Обратите утверждение «красота есть свет» на картины Боттичелли, прежде чем выносить приговор в слащавости. Свет картин искренен, он непередаваемо трогательно первичен – все ухищрения живописца (а Боттичелли искушенный мастер) направлены на создание света в картине. В «Мадонне с восемью ангелами» из Берлинской картинной галереи Боттичелли доводит заботу о светоносности картины до буквализма – он пронизывает изображение сотней золотых нитей – лучей сияния. Это прием механический, искреннего порыва в нем нет, есть лишь умение и расчет. Однако искренняя страсть к свету расчет делает состоятельным. И действительно, картина Боттичелли источает ровный свет, тихий, не слепящий – но сияющий.

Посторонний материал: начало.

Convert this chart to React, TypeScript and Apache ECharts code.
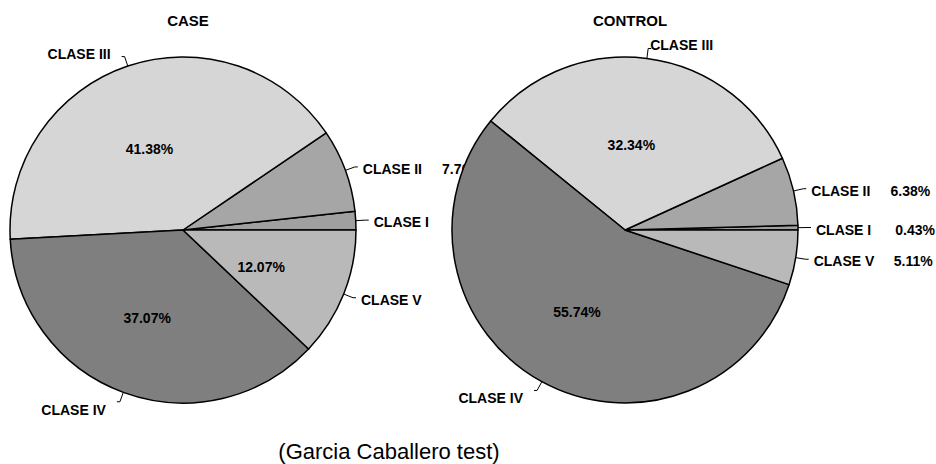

В «Мистическом рождестве» (созданная в 1500 г., уже после гибели Савонаролы, единственная подписанная картина – мы вправе заключить, что подпись означает самоидентификацию с утвержденным в картине), вихревая композиция устроена ярусами. Есть буквальное «восхождение» к небесному метафизическому; это восхождение явлено нам во всех своих ярусах одномоментно, так и Данте видит весь ландшафт разом, хотя тот и расположен концентрическими, восходящими кругами. Можно усмотреть здесь влияние Данте – иллюстрации к «Божественной комедии» выполнялись на протяжении предыдущих пятнадцати лет – и структурирование пространства картины идет сразу в двух направлениях: обычная боттичеллевская взвихренность и типичное дантовское восхождение по спирали вверх. Так возникают ярусы, сопоставимые с кругами Рая; здесь на картине представлено три яруса. Первый – это серафимы – поднятые небесными потоками. Второй ярус – Мария с младенцем и волхвы. Третий ярус – ангелы, выполняющие охранительную функцию: они обнимают сцену Рождества, при этом обнимаются сами, крепость их объятий как бы охраняет младенца и Богоматерь. Перед нами три пары ангелов, вообще все в картине подчинено троичному принципу.